Indeed, Somaliland has a point to prove. The country of about four million people has struggled – more from the sweat of her citizens than international assistance – to rebuild from the ruins of the civil war.
After gaining independence from Britain in 1960, the Republic of Somaliland joined the former Italian-colonised Somalia to form the Somalia Republic. But the union failed to live up to the people’s aspiration. In 1991, after years of violent conflicts, the people of Somaliland withdrew from the republic and reinstated its sovereignty. The country’s application to join the Commonwealth and the African Union, however, remains pending.
The election on May 31 is symbolic: it is not just the first time parliamentary and local elections are held on the same day; it would also mark 30 years since the country’s independence from Somalia Republic and 20 years since its first election.

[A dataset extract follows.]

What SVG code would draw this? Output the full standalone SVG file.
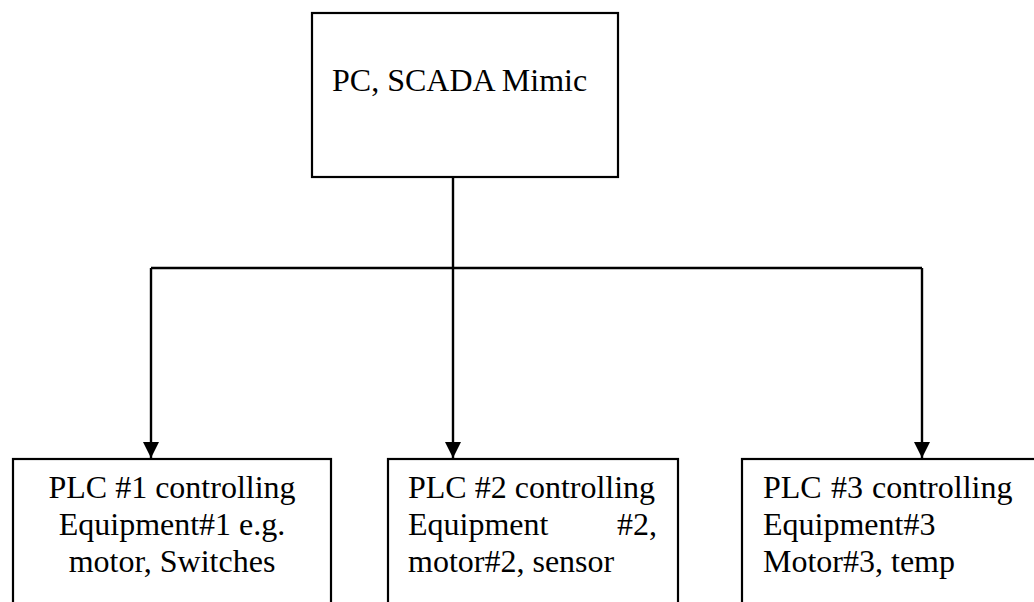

“Somaliland represents an example of an African country which is committed to democracy and development and deserves the support of every African who wants to see progress on this continent,” said Greg Mills, Director, The Brenthurst Foundation, the leader of the Somaliland’s International Election Monitoring Mission (SEMM).
“Democracy and peaceful progress are essential to growing economies so that they can provide employment and opportunities for their people,”says Greg Mills.